Indraneil Sengupta, Raima Sen and Tilotama Shome’s war film has been facing a lot of criticism for showcasing the India-Bangladesh relationship in a bad way
Indian filmmaker Mrityunjay Devvrat’s Children of War: Nine Months to Freedom, a film on Bangladesh’s Liberation War, is luring audiences to the theatres despite many panning the film for not reflecting the real Bangladesh.
It is now being screened in 12 halls, eight in Dhaka and one each in Rajshahi, Sylhet, Joydebpur and Tangail, Bangladesh news agency bdnews24.com reported.
The Butcher of Bengal, Gen Tikka Khan’s, drive to ravage Bangladesh (then East Pakistan) and wipe out unarmed Bengalis rings across the film.
Local collaborators led by Jamaat-e-Islami duly figure in the narrative – those who believed in Pakistan and committed rape and murder on their people for the sake of an idea that had clearly lost out.
The film, in which rape forms an integral part, and the director believes even one such “gruesome” scene is enough to get the point across, was premiered at Dhaka’s Star Cineplex May 16.
Narayan Saha, a buying house employee, said he came to see the movie simply because it was about 1971. He says he didn’t bring his children because some scenes might be too brutal.
“It’s good, all these things did happen,” he said, with a lump in his throat.
Happy with the excellent feedback, Mejbauddin Ahmed from Star Cineplex said: “We had housefuls last weekend. The kind of people who come to watch our films are usually learned and sensible.”
“Sometimes people leave the hall when movies have brutal scenes but no one has walked out yet.”
Romin Rayhan, manager at Blockbuster Cinemas, said the turnout was better than expected and took pride in offering “something alternative” for viewers.
“I saw it too, Bangladeshi filmmakers should make movies like this,” he said.
Sudipto Das, a partner in Khan Brothers, the film’s distributor in Bangladesh, said the hype was great when the movie opened, but ticket sales slowed a bit since then.
The filmmaker deserves to be praised for his gut-wrenching portrayals of the lives, trapped in what is repeatedly termed by the captured women as Jahannam (hell), all for the cause of Pakistan.
More than 600,000 rapes took place in nine months during the 1971 Bangladesh genocide.
But questions are being raised about the quality of the Bangla dubbing, as experts feel it is nowhere near the way Bangladeshis actually speak.
“I found today that even though we use the same language in India and Bangladesh, the meaning and feeling could be very different,” says Tasmiah Afrin Mou, a young filmmaker after watching the movie.
She says captive Bithika, played by Tillotama Shome, might have been inspired by Kakon Bibi, a Birangana who was a spy for Mukti Bahini who stole ammunition from Pakistani camps and fought in many battles.

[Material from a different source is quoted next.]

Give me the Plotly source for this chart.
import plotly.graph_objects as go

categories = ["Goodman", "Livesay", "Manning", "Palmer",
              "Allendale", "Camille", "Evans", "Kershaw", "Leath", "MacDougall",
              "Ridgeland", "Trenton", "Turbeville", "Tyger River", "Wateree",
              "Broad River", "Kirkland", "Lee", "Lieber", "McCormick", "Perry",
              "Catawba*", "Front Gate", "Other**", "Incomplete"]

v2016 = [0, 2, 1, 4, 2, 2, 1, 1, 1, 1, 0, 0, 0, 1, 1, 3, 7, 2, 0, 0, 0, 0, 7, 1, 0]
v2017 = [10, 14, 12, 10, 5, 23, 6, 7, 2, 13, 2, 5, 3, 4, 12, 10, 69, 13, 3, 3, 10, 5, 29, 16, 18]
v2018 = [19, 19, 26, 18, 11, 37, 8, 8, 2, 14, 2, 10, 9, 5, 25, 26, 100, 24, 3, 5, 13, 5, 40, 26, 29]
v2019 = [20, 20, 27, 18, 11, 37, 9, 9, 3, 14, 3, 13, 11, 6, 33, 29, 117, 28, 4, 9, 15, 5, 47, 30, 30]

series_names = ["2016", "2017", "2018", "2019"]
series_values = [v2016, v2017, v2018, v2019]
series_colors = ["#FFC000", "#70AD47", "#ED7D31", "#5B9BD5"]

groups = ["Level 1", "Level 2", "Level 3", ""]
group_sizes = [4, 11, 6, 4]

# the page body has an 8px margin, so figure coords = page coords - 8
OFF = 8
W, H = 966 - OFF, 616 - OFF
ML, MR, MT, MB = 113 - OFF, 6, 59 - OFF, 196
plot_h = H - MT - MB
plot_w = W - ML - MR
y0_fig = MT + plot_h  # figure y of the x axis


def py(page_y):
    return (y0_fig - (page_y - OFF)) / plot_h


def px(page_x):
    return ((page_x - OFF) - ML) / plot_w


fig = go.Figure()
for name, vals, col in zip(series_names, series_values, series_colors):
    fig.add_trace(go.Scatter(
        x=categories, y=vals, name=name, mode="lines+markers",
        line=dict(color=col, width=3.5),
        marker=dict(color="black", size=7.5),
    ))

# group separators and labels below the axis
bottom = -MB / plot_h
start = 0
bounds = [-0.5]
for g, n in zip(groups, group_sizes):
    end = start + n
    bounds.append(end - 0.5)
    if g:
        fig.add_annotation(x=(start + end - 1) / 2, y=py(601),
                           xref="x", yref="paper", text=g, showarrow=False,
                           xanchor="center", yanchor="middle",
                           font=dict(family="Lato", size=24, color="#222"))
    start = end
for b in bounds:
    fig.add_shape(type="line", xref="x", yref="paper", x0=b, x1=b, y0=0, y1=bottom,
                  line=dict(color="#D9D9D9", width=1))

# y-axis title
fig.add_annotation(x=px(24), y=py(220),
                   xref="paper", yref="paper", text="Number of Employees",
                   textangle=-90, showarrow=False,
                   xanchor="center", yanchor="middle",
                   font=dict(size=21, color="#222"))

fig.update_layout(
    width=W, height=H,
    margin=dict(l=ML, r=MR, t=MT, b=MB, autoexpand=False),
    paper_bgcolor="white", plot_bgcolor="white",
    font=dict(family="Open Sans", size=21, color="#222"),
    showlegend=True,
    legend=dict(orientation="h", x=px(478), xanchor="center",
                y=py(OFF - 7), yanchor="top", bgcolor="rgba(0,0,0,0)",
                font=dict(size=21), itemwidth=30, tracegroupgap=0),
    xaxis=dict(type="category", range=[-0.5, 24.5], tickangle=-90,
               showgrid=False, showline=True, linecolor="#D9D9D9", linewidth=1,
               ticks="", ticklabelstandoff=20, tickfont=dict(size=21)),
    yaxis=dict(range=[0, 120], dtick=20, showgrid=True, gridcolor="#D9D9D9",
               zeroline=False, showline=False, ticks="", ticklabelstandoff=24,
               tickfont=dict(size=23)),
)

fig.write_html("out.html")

“I think I recognised her because I already knew about her. Others will have no idea. But the part where she steals ammunition is so amateur that you will almost think there were no soldiers guarding the weapons silo.
“The characters talk like the Bangals we see in West Bengal soap operas,” Mou wrote on Facebook.
Many more feel the dialect sounds artificial.
Advocate Nazmun Nahar Rony said the film’s title and reviews in the papers drew her to it.
Asked if it had touched her, she answered: “Not necessarily. But it did put me in stress, because every time I see these I get stressed and think why our problems aren’t resolved yet.”
Irtiza Miraj was equally critical, if not more.
He did not like the elated expression Rafik, a child freedom fighter, wore when he saw the Indian flag at Charhati, as he reached there with his sister Gaosor after surviving a terrifying trail of death.
“I’ll praise the movie for its style and technique. But it does not reflect real Bangladesh. I didn’t like the story. The movie Guerilla is much better. There is more to Liberation War than rapes,” said Miraj.
His wife Nazia Islam Jisha also was far from impressed with the movie for its geographical inaccuracies.
“It’s said the Pakistani camp in the movie is in Dhaka but there are high hills in the background,” she said.
However, Senjuti Shonima Nadi, who reviewed the film for bdnews24.com, said: “I’ll forgive all errors just for the song ‘Roktoito…’ It’s so powerful and the accompanying montage of the genocide’s historic photographs was recreated with such care it touched me very deeply.”